PoC v9: Blockchain Halts, Wed Sep 16 07:09:40 PM UTC 2020 - Wed Sep 16 12:09:40 PM UTC 2020

  • At block 502342, the blockchain came to a halt due to disagreement over the block that was produced by the consensus round.
  • We were monitoring the situation closely and ensured that we did not have any latent ledger drift, which could cause ongoing problems in terms of consensus agreement.
  • The team narrowed the root cause to two potential issues:
    • A bad call to a stale ledger in poc_receipts_txn which we quickly fixed here
    • Extraneous logging in poc_receipts_txn and rewards_txn, which we addressed here
  • A subsequent release with the above two fixes was GA-ed and deployed immediately

Continued Troubles: Extremely long election blocks, Wed Sep 16 12:09:40 PM UTC 2020

  • Despite the emergency release, the team noticed that election blocks were taking close to 15 minutes to get accepted.
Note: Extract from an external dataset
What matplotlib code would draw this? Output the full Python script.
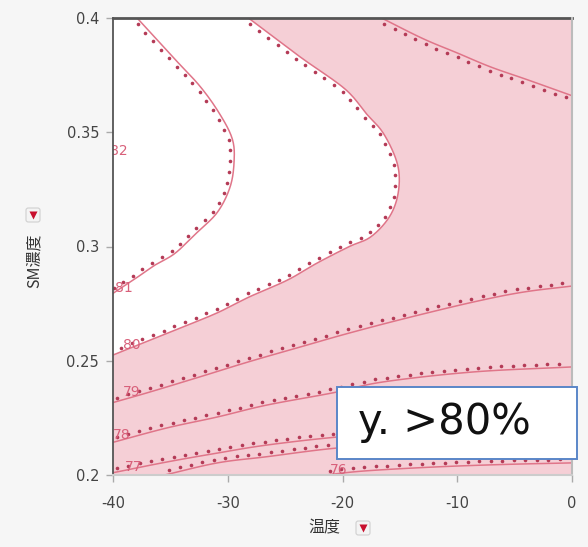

This is unacceptable behavior and was causing eventual network gossip collapse.
  • In order to maintain ~60s block times, the team agreed to downgrade PoC v9 back to v8 while a more optimized fix for PoC v9 was being discussed internally.

Downgrading back to PoC v8, Thu Sep 17 02:34:45 AM UTC 2020

  • After internal discussion and ensuring that downgrading PoC back to v8 was safe and backwards compatible, the team issued another chain variable transaction to revert back to PoC v8. Details
  • This was sufficient to get back to normal block and election times.

Addressing stuck hotspots, Thu Sep 17 06:15:00 PM UTC 2020

  • We let the blockchain recover overnight Sep 16th, 2020 after reverting back to PoC v8, however, early morning Sep 17th, the team noticed that we had ~1000 hotspots stuck at block 502499.
  • In order to address that, we started working on an immediate GA release 2020.09.17.0 with a new blessed snapshot targeted at block height 503281.

Solutions?

  • A relatively simple fix is to avoid walking the chain backwards altogether by attaching the poc_request_txn block hash to the poc_receipts_txn, this would in theory be a constant time lookup at transaction validation time. Please refer the following PRs for progress: helium/proto, helium/blockchain-core, helium/miner.
  • Due to the nature of blockchains, protocol buffers, and immutable ledgers, we cannot reactivate PoC v9 with different and less problematic code. Instead, we will skip over PoC v9 altogther and jump straight to PoC v10.
  • Finally, we plan on accelerating setting up a testnet to catch such issues before they make it to production. We look forward to engaging with the community to participate in the development of this testnet.

Next Steps

  • Once the team has confirmed that the fixes indeed work as intended, we shall deploy a beta release and apprise the community of eventual GA release.
  • Current timeline is to activate PoC v10 on Monday, Sep 21st, 2020.